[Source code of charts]
━━━━━━━━

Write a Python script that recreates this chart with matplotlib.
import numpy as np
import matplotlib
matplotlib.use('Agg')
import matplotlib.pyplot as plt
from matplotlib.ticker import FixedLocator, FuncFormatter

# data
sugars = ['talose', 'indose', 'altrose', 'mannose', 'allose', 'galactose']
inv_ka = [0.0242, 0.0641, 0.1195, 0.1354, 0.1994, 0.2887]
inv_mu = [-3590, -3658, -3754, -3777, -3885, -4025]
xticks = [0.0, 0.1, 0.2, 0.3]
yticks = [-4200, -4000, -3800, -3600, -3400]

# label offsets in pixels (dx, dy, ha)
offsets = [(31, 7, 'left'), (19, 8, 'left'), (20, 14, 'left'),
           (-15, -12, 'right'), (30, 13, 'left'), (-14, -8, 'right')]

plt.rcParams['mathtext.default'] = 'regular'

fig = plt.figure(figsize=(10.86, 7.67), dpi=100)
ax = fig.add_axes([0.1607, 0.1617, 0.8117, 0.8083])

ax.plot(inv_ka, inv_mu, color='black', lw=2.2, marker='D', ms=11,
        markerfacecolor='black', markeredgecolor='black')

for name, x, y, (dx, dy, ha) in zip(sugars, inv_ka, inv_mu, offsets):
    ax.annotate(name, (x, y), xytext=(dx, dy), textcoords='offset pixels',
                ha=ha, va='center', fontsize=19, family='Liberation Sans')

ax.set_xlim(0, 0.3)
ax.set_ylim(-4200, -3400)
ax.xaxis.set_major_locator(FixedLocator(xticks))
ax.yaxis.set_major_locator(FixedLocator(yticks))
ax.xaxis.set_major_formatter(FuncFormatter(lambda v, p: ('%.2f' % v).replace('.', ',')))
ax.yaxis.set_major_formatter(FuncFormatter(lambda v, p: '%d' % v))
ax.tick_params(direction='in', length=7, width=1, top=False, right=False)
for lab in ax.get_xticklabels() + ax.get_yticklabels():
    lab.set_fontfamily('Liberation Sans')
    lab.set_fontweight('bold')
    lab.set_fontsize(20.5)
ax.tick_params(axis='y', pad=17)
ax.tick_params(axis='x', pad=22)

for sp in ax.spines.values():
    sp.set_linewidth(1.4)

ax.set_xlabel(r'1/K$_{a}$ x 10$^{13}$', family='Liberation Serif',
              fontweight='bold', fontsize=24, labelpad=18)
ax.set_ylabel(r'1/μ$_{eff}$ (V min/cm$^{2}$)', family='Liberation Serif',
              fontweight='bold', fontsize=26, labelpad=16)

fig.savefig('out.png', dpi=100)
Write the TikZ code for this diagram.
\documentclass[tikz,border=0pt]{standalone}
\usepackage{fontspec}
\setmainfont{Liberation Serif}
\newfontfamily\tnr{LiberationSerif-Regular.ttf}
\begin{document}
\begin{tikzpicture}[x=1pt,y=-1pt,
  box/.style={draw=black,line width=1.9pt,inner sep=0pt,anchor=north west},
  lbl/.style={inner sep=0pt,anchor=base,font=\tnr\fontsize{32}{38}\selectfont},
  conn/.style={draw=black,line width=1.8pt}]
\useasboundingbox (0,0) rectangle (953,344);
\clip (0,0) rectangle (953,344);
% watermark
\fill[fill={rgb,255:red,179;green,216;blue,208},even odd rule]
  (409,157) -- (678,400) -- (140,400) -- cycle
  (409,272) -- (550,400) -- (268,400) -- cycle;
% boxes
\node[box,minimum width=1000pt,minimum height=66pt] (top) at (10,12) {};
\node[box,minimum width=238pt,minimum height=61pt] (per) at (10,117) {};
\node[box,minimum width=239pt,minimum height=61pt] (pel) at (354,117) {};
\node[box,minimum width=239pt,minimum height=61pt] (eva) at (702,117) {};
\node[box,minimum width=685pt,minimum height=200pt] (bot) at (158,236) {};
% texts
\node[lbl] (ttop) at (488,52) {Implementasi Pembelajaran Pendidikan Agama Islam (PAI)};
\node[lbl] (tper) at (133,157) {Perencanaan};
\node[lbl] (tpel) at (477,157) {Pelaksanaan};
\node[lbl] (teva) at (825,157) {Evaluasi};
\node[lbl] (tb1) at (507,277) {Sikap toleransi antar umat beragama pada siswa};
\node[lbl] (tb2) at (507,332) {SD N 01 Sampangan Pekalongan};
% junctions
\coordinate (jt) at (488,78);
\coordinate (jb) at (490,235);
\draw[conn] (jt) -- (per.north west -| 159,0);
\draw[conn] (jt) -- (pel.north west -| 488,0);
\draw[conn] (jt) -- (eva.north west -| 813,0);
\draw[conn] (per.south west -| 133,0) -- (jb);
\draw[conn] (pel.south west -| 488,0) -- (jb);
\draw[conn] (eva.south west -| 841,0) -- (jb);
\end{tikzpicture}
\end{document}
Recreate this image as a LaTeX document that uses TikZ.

━━━━━━━━

[Your instructions] Print the lines above, unchanged, from the start of the records to the line with "ax = fig.add_axes([0.1607, 0.1617, 0.8117, 0.8083])", including that final line.

[Exercise result]
Write a Python script that recreates this chart with matplotlib.
import numpy as np
import matplotlib
matplotlib.use('Agg')
import matplotlib.pyplot as plt
from matplotlib.ticker import FixedLocator, FuncFormatter

# data
sugars = ['talose', 'indose', 'altrose', 'mannose', 'allose', 'galactose']
inv_ka = [0.0242, 0.0641, 0.1195, 0.1354, 0.1994, 0.2887]
inv_mu = [-3590, -3658, -3754, -3777, -3885, -4025]
xticks = [0.0, 0.1, 0.2, 0.3]
yticks = [-4200, -4000, -3800, -3600, -3400]

# label offsets in pixels (dx, dy, ha)
offsets = [(31, 7, 'left'), (19, 8, 'left'), (20, 14, 'left'),
           (-15, -12, 'right'), (30, 13, 'left'), (-14, -8, 'right')]

plt.rcParams['mathtext.default'] = 'regular'

fig = plt.figure(figsize=(10.86, 7.67), dpi=100)
ax = fig.add_axes([0.1607, 0.1617, 0.8117, 0.8083])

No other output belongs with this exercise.